## What needs to be done
Give back all the data exactly, line by line.

▽

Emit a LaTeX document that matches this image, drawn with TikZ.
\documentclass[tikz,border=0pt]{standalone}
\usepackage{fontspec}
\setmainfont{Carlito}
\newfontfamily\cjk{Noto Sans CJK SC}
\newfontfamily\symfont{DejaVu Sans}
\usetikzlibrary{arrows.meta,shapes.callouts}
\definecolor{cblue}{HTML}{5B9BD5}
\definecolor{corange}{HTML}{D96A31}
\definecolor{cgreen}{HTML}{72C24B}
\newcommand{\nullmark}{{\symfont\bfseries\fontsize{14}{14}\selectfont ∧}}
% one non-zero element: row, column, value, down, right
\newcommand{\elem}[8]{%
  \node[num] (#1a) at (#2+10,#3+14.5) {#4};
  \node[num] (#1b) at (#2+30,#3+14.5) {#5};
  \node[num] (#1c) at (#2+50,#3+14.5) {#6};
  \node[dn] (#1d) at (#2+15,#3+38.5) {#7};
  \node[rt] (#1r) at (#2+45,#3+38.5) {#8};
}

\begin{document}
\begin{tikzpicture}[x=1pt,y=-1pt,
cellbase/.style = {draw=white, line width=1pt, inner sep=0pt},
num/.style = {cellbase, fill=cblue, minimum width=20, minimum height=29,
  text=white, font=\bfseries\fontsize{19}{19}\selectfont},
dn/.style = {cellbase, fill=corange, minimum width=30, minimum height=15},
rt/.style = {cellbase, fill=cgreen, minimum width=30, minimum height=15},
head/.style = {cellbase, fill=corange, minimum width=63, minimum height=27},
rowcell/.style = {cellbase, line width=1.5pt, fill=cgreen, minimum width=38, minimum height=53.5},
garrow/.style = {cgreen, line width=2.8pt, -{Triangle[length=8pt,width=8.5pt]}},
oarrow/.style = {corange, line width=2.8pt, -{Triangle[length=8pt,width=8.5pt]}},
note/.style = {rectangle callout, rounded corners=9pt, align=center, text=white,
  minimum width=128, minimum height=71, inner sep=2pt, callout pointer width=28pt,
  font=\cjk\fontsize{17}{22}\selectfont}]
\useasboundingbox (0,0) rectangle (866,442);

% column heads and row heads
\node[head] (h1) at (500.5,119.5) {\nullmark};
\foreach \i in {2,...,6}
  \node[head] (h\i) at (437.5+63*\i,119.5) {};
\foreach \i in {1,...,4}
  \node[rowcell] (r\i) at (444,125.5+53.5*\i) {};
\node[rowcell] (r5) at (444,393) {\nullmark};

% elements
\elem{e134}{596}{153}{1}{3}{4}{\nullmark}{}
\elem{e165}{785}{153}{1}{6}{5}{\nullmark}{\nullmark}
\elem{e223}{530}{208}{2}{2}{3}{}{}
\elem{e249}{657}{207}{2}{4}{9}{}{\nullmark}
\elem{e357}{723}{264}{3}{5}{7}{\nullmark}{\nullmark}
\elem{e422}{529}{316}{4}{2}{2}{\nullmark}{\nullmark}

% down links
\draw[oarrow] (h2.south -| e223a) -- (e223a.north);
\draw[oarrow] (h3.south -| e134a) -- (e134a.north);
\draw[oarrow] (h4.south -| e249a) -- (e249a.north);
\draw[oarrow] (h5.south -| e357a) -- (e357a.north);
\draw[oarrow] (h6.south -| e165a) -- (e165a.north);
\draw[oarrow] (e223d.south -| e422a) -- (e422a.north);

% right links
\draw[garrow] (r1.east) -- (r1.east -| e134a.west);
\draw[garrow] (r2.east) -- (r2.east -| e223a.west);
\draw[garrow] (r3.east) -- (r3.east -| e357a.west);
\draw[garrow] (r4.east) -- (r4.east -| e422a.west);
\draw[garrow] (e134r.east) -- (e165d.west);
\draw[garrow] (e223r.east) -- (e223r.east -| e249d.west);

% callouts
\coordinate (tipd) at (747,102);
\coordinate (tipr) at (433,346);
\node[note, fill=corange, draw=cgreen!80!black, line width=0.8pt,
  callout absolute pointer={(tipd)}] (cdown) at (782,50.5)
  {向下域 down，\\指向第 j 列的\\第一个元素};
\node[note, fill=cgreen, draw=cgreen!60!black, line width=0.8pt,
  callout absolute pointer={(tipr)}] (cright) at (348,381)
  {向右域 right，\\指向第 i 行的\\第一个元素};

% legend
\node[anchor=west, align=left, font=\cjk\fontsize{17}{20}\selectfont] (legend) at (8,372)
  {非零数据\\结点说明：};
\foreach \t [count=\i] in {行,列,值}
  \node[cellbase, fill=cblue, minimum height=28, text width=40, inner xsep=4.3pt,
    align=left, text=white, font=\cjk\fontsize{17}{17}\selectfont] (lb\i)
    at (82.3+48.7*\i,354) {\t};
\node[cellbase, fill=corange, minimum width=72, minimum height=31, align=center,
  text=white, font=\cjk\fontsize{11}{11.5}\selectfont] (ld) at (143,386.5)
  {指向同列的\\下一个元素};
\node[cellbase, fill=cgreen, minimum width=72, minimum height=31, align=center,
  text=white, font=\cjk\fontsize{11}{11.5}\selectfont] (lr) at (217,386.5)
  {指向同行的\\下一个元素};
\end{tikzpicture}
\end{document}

△

## Output of the task
Emit a LaTeX document that matches this image, drawn with TikZ.
\documentclass[tikz,border=0pt]{standalone}
\usepackage{fontspec}
\setmainfont{Carlito}
\newfontfamily\cjk{Noto Sans CJK SC}
\newfontfamily\symfont{DejaVu Sans}
\usetikzlibrary{arrows.meta,shapes.callouts}
\definecolor{cblue}{HTML}{5B9BD5}
\definecolor{corange}{HTML}{D96A31}
\definecolor{cgreen}{HTML}{72C24B}
\newcommand{\nullmark}{{\symfont\bfseries\fontsize{14}{14}\selectfont ∧}}
% one non-zero element: row, column, value, down, right
\newcommand{\elem}[8]{%
  \node[num] (#1a) at (#2+10,#3+14.5) {#4};
  \node[num] (#1b) at (#2+30,#3+14.5) {#5};
  \node[num] (#1c) at (#2+50,#3+14.5) {#6};
  \node[dn] (#1d) at (#2+15,#3+38.5) {#7};
  \node[rt] (#1r) at (#2+45,#3+38.5) {#8};
}

\begin{document}
\begin{tikzpicture}[x=1pt,y=-1pt,
cellbase/.style = {draw=white, line width=1pt, inner sep=0pt},
num/.style = {cellbase, fill=cblue, minimum width=20, minimum height=29,
  text=white, font=\bfseries\fontsize{19}{19}\selectfont},
dn/.style = {cellbase, fill=corange, minimum width=30, minimum height=15},
rt/.style = {cellbase, fill=cgreen, minimum width=30, minimum height=15},
head/.style = {cellbase, fill=corange, minimum width=63, minimum height=27},
rowcell/.style = {cellbase, line width=1.5pt, fill=cgreen, minimum width=38, minimum height=53.5},
garrow/.style = {cgreen, line width=2.8pt, -{Triangle[length=8pt,width=8.5pt]}},
oarrow/.style = {corange, line width=2.8pt, -{Triangle[length=8pt,width=8.5pt]}},
note/.style = {rectangle callout, rounded corners=9pt, align=center, text=white,
  minimum width=128, minimum height=71, inner sep=2pt, callout pointer width=28pt,
  font=\cjk\fontsize{17}{22}\selectfont}]
\useasboundingbox (0,0) rectangle (866,442);

% column heads and row heads
\node[head] (h1) at (500.5,119.5) {\nullmark};
\foreach \i in {2,...,6}
  \node[head] (h\i) at (437.5+63*\i,119.5) {};
\foreach \i in {1,...,4}
  \node[rowcell] (r\i) at (444,125.5+53.5*\i) {};
\node[rowcell] (r5) at (444,393) {\nullmark};

% elements
\elem{e134}{596}{153}{1}{3}{4}{\nullmark}{}
\elem{e165}{785}{153}{1}{6}{5}{\nullmark}{\nullmark}
\elem{e223}{530}{208}{2}{2}{3}{}{}
\elem{e249}{657}{207}{2}{4}{9}{}{\nullmark}
\elem{e357}{723}{264}{3}{5}{7}{\nullmark}{\nullmark}
\elem{e422}{529}{316}{4}{2}{2}{\nullmark}{\nullmark}

% down links
\draw[oarrow] (h2.south -| e223a) -- (e223a.north);
\draw[oarrow] (h3.south -| e134a) -- (e134a.north);
\draw[oarrow] (h4.south -| e249a) -- (e249a.north);
\draw[oarrow] (h5.south -| e357a) -- (e357a.north);
\draw[oarrow] (h6.south -| e165a) -- (e165a.north);
\draw[oarrow] (e223d.south -| e422a) -- (e422a.north);

% right links
\draw[garrow] (r1.east) -- (r1.east -| e134a.west);
\draw[garrow] (r2.east) -- (r2.east -| e223a.west);
\draw[garrow] (r3.east) -- (r3.east -| e357a.west);
\draw[garrow] (r4.east) -- (r4.east -| e422a.west);
\draw[garrow] (e134r.east) -- (e165d.west);
\draw[garrow] (e223r.east) -- (e223r.east -| e249d.west);

% callouts
\coordinate (tipd) at (747,102);
\coordinate (tipr) at (433,346);
\node[note, fill=corange, draw=cgreen!80!black, line width=0.8pt,
  callout absolute pointer={(tipd)}] (cdown) at (782,50.5)
  {向下域 down，\\指向第 j 列的\\第一个元素};
\node[note, fill=cgreen, draw=cgreen!60!black, line width=0.8pt,
  callout absolute pointer={(tipr)}] (cright) at (348,381)
  {向右域 right，\\指向第 i 行的\\第一个元素};

% legend
\node[anchor=west, align=left, font=\cjk\fontsize{17}{20}\selectfont] (legend) at (8,372)
  {非零数据\\结点说明：};
\foreach \t [count=\i] in {行,列,值}
  \node[cellbase, fill=cblue, minimum height=28, text width=40, inner xsep=4.3pt,
    align=left, text=white, font=\cjk\fontsize{17}{17}\selectfont] (lb\i)
    at (82.3+48.7*\i,354) {\t};
\node[cellbase, fill=corange, minimum width=72, minimum height=31, align=center,
  text=white, font=\cjk\fontsize{11}{11.5}\selectfont] (ld) at (143,386.5)
  {指向同列的\\下一个元素};
\node[cellbase, fill=cgreen, minimum width=72, minimum height=31, align=center,
  text=white, font=\cjk\fontsize{11}{11.5}\selectfont] (lr) at (217,386.5)
  {指向同行的\\下一个元素};
\end{tikzpicture}
\end{document}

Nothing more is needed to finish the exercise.